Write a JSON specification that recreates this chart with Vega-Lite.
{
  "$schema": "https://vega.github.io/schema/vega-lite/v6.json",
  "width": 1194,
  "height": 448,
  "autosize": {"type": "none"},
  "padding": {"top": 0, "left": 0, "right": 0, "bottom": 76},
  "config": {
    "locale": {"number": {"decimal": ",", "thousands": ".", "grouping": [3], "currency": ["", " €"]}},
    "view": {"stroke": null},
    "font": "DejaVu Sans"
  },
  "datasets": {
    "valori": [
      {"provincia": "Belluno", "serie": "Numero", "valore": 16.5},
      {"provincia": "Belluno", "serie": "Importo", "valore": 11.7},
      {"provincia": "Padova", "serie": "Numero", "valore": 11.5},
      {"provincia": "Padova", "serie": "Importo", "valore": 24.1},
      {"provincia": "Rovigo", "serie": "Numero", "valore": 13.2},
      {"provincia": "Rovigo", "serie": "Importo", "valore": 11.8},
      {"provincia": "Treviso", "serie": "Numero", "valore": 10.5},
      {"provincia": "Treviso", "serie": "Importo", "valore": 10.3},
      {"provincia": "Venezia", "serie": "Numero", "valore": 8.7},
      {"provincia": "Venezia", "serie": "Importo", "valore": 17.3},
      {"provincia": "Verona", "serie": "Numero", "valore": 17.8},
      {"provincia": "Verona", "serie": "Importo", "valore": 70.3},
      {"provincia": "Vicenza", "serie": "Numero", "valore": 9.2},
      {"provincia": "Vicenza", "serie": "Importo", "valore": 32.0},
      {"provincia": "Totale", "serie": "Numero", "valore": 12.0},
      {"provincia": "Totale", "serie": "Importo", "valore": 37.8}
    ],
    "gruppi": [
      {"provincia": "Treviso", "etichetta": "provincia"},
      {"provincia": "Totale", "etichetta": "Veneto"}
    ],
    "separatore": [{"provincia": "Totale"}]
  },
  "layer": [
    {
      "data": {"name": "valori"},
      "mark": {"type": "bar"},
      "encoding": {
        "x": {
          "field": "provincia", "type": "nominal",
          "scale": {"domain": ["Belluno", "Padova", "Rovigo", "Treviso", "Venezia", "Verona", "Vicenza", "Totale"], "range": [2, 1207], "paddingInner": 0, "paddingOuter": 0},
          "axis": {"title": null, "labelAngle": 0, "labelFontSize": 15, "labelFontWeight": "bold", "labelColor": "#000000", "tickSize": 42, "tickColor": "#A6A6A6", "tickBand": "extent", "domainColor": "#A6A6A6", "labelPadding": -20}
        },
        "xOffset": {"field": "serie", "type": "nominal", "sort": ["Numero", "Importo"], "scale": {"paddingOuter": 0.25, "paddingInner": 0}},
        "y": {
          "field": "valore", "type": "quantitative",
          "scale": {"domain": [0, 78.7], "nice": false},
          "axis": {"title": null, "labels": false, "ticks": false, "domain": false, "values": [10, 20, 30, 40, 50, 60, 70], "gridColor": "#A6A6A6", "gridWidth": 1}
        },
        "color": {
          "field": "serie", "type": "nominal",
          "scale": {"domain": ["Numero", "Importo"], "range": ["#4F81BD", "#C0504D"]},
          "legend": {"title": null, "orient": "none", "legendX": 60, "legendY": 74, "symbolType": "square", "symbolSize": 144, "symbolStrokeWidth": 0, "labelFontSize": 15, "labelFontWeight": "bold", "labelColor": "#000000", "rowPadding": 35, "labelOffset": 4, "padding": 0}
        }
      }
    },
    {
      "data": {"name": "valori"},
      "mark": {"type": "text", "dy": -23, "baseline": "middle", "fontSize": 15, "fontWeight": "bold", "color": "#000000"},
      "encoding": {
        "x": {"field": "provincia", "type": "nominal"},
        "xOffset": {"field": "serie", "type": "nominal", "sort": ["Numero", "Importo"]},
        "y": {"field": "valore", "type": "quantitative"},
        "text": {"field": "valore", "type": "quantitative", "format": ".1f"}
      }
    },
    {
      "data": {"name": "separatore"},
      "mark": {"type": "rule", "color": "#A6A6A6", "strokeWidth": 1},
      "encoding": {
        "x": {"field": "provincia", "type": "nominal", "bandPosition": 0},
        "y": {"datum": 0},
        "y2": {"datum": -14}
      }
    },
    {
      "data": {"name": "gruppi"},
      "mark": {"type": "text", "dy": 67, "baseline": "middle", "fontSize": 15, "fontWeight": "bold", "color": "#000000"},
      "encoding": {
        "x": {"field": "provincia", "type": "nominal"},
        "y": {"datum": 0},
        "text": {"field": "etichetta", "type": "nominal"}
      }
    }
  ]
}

____

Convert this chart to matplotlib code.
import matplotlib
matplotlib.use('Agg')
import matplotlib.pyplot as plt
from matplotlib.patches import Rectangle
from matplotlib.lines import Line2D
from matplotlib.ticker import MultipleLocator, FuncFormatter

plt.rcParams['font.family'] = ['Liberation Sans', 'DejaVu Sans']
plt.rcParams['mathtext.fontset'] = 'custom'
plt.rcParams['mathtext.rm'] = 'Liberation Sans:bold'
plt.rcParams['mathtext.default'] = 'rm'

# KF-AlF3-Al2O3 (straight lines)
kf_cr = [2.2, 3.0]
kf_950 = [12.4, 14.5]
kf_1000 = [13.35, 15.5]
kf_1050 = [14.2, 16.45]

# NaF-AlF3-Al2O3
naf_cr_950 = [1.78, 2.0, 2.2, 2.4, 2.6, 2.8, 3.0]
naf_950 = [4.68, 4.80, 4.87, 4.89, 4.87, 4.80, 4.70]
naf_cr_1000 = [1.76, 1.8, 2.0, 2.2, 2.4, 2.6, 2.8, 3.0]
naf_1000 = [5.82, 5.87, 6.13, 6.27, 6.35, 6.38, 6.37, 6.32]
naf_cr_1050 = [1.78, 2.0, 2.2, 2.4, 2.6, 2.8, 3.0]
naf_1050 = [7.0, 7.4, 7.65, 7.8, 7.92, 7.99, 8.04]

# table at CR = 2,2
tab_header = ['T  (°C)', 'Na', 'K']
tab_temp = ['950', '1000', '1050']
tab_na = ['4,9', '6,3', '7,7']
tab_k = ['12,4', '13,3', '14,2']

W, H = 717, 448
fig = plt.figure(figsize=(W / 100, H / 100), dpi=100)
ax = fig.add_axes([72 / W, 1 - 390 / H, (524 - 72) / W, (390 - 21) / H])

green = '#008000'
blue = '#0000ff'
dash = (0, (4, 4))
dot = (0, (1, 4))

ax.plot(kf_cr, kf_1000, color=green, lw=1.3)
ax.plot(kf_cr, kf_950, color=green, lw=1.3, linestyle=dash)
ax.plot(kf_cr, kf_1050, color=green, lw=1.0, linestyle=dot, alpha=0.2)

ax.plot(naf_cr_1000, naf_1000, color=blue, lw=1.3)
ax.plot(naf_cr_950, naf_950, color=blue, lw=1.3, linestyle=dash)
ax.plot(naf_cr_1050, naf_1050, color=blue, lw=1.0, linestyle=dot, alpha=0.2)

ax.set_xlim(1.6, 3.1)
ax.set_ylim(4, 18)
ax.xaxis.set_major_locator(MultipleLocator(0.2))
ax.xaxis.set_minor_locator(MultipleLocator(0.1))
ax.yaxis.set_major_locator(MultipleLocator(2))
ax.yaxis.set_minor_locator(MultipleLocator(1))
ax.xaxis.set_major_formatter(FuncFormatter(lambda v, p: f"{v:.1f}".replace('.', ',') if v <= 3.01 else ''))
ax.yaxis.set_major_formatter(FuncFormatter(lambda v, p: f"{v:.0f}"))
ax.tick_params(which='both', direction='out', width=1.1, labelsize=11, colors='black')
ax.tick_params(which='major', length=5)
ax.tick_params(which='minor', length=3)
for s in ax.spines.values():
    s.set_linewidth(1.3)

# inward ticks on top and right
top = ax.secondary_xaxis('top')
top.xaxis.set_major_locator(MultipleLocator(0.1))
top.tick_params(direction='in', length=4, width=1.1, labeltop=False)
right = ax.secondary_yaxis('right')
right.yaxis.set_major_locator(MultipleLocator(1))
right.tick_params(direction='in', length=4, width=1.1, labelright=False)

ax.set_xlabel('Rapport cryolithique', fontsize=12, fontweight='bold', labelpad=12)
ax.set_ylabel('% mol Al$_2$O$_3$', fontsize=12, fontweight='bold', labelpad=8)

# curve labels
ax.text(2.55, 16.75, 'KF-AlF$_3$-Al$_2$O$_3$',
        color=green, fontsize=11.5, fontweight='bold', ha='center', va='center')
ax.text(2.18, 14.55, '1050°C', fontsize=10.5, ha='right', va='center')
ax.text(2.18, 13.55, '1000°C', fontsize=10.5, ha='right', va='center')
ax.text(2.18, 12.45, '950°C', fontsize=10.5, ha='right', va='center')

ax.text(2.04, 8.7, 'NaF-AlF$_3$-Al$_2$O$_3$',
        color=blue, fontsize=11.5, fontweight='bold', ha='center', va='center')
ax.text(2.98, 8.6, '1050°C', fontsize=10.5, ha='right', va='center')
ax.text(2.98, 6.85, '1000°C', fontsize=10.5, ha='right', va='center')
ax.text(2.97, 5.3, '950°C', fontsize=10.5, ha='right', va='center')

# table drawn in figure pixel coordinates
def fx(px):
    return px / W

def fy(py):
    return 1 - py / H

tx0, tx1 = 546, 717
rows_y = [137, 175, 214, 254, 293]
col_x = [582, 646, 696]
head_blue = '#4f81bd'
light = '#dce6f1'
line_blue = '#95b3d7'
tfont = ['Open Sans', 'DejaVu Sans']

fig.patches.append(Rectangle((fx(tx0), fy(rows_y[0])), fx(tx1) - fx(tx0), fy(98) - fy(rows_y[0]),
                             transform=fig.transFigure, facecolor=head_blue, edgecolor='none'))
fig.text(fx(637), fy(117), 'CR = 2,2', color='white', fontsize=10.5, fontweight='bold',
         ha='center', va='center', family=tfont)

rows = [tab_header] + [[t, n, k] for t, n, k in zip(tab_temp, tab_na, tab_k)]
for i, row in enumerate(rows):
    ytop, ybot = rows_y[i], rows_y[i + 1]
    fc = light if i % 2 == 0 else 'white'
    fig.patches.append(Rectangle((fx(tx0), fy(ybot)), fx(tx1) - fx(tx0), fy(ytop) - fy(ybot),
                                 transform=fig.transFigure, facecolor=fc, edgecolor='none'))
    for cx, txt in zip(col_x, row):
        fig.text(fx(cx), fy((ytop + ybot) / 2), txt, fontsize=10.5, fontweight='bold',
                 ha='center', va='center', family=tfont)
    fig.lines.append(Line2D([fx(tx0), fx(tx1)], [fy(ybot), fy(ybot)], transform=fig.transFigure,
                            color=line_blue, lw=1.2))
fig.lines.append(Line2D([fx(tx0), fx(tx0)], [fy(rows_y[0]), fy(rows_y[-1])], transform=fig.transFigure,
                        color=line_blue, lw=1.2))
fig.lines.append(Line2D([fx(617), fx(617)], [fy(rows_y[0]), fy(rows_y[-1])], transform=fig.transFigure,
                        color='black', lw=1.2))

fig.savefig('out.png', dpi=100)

____

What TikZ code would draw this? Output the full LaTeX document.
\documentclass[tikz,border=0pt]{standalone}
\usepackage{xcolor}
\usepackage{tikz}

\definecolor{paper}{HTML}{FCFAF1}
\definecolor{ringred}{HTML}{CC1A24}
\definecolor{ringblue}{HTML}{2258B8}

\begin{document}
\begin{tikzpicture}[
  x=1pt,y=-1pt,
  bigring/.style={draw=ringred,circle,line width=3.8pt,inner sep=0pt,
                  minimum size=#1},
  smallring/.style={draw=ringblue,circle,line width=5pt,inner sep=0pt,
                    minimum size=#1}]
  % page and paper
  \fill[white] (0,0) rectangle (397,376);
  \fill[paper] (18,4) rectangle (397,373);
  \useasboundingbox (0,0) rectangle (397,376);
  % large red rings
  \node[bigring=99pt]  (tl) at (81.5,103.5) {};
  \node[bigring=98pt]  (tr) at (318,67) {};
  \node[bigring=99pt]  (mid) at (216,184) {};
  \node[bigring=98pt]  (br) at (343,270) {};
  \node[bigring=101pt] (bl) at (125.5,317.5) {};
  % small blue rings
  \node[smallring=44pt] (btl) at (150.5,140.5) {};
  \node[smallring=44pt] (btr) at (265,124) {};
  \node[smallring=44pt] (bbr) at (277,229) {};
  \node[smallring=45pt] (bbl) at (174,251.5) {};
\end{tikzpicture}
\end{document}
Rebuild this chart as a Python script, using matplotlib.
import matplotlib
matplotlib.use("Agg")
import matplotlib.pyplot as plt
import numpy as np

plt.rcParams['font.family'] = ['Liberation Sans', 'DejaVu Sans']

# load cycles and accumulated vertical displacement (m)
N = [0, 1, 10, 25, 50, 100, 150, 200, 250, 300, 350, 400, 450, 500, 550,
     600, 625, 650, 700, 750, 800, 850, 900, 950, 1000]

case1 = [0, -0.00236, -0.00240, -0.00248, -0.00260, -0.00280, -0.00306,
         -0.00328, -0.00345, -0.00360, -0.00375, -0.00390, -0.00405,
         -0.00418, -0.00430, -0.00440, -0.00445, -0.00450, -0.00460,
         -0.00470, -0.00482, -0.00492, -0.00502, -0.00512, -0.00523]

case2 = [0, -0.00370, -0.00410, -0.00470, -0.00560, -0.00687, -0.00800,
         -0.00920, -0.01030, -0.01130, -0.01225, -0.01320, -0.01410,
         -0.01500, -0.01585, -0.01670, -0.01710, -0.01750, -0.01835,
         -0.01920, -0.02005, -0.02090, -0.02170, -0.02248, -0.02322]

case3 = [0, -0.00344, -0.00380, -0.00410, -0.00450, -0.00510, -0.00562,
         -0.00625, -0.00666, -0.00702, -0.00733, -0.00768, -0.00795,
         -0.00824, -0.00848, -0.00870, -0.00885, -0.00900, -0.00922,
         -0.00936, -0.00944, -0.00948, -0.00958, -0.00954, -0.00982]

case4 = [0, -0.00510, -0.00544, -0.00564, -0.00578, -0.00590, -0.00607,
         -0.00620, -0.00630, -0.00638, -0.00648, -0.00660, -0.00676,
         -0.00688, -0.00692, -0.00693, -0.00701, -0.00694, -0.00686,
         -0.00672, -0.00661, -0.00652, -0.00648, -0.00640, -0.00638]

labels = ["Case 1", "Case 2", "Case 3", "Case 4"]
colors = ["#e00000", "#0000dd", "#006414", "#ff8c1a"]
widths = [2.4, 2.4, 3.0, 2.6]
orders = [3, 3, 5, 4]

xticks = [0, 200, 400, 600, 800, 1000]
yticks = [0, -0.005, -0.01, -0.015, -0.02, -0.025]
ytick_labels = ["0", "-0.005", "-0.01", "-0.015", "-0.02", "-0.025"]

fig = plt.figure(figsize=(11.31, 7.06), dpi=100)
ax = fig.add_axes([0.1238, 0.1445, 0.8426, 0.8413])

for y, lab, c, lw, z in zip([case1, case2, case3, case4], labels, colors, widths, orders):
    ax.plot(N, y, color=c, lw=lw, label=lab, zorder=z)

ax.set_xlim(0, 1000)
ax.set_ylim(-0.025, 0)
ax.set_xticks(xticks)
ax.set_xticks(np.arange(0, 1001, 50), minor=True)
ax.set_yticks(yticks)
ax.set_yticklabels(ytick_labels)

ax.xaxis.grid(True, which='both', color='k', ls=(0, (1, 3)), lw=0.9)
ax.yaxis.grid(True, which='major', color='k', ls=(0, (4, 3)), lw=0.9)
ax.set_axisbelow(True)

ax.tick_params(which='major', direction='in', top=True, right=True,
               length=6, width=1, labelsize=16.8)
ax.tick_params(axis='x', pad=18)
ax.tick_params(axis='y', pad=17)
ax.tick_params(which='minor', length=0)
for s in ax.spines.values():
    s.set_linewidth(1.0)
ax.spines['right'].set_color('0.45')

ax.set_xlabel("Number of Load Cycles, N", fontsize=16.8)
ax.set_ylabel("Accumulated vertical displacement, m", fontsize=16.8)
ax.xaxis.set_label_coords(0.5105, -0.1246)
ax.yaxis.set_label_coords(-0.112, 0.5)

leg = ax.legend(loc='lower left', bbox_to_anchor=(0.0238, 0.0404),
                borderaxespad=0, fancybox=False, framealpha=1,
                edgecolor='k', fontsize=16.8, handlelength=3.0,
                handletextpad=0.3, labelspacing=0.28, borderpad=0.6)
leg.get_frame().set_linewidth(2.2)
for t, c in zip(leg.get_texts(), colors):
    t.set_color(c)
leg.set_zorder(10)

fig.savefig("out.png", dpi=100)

____

What you need to do: Of the lines above, retype only those from the line containing "Rebuild this chart" through the line containing "600, 625, 650, 700, 750, 800, 850, 900, 950, 1000]", including both, exactly.

Solution to this task:
Rebuild this chart as a Python script, using matplotlib.
import matplotlib
matplotlib.use("Agg")
import matplotlib.pyplot as plt
import numpy as np

plt.rcParams['font.family'] = ['Liberation Sans', 'DejaVu Sans']

# load cycles and accumulated vertical displacement (m)
N = [0, 1, 10, 25, 50, 100, 150, 200, 250, 300, 350, 400, 450, 500, 550,
     600, 625, 650, 700, 750, 800, 850, 900, 950, 1000]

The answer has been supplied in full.